┌──
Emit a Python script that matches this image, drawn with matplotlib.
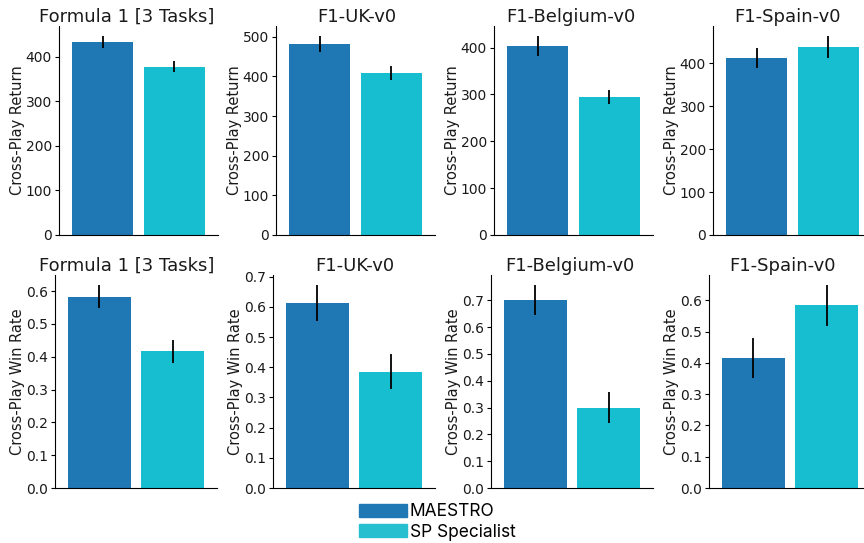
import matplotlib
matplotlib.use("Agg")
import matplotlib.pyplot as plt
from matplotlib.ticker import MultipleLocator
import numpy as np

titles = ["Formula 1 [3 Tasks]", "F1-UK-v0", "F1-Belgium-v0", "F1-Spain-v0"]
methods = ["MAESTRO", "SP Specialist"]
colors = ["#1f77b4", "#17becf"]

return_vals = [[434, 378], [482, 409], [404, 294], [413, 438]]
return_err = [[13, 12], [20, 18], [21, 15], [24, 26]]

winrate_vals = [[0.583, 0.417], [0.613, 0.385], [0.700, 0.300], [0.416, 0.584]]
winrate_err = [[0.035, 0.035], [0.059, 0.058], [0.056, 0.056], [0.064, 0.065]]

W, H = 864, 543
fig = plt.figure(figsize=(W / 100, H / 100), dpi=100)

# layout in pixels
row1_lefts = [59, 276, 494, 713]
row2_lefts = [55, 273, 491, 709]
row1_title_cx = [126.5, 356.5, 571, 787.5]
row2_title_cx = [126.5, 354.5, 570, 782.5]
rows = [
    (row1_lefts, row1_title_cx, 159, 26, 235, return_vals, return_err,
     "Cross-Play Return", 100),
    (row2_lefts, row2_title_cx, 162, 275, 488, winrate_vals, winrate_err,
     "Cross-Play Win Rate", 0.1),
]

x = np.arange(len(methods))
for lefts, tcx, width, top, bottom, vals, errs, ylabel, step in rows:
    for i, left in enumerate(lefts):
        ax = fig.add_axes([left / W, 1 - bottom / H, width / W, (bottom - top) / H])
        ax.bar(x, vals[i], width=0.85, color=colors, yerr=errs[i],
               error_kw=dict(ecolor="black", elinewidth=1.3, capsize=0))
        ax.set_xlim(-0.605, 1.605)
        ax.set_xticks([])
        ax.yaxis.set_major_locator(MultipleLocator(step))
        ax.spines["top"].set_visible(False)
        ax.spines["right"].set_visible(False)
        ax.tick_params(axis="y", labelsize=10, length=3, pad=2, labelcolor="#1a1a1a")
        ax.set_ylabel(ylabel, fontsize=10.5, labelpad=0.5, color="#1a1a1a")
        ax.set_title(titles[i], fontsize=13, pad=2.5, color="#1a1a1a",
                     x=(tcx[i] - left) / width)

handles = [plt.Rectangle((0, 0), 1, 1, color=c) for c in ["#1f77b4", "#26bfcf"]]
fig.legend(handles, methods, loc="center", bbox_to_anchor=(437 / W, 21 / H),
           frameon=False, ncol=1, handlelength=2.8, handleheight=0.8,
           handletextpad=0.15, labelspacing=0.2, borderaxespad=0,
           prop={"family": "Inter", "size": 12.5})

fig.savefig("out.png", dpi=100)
└──
GIVEN PROBLEM ->
Copy out the data above exactly, except the pictures.

TASK OUTPUT ->
Emit a Python script that matches this image, drawn with matplotlib.
import matplotlib
matplotlib.use("Agg")
import matplotlib.pyplot as plt
from matplotlib.ticker import MultipleLocator
import numpy as np

titles = ["Formula 1 [3 Tasks]", "F1-UK-v0", "F1-Belgium-v0", "F1-Spain-v0"]
methods = ["MAESTRO", "SP Specialist"]
colors = ["#1f77b4", "#17becf"]

return_vals = [[434, 378], [482, 409], [404, 294], [413, 438]]
return_err = [[13, 12], [20, 18], [21, 15], [24, 26]]

winrate_vals = [[0.583, 0.417], [0.613, 0.385], [0.700, 0.300], [0.416, 0.584]]
winrate_err = [[0.035, 0.035], [0.059, 0.058], [0.056, 0.056], [0.064, 0.065]]

W, H = 864, 543
fig = plt.figure(figsize=(W / 100, H / 100), dpi=100)

# layout in pixels
row1_lefts = [59, 276, 494, 713]
row2_lefts = [55, 273, 491, 709]
row1_title_cx = [126.5, 356.5, 571, 787.5]
row2_title_cx = [126.5, 354.5, 570, 782.5]
rows = [
    (row1_lefts, row1_title_cx, 159, 26, 235, return_vals, return_err,
     "Cross-Play Return", 100),
    (row2_lefts, row2_title_cx, 162, 275, 488, winrate_vals, winrate_err,
     "Cross-Play Win Rate", 0.1),
]

x = np.arange(len(methods))
for lefts, tcx, width, top, bottom, vals, errs, ylabel, step in rows:
    for i, left in enumerate(lefts):
        ax = fig.add_axes([left / W, 1 - bottom / H, width / W, (bottom - top) / H])
        ax.bar(x, vals[i], width=0.85, color=colors, yerr=errs[i],
               error_kw=dict(ecolor="black", elinewidth=1.3, capsize=0))
        ax.set_xlim(-0.605, 1.605)
        ax.set_xticks([])
        ax.yaxis.set_major_locator(MultipleLocator(step))
        ax.spines["top"].set_visible(False)
        ax.spines["right"].set_visible(False)
        ax.tick_params(axis="y", labelsize=10, length=3, pad=2, labelcolor="#1a1a1a")
        ax.set_ylabel(ylabel, fontsize=10.5, labelpad=0.5, color="#1a1a1a")
        ax.set_title(titles[i], fontsize=13, pad=2.5, color="#1a1a1a",
                     x=(tcx[i] - left) / width)

handles = [plt.Rectangle((0, 0), 1, 1, color=c) for c in ["#1f77b4", "#26bfcf"]]
fig.legend(handles, methods, loc="center", bbox_to_anchor=(437 / W, 21 / H),
           frameon=False, ncol=1, handlelength=2.8, handleheight=0.8,
           handletextpad=0.15, labelspacing=0.2, borderaxespad=0,
           prop={"family": "Inter", "size": 12.5})

fig.savefig("out.png", dpi=100)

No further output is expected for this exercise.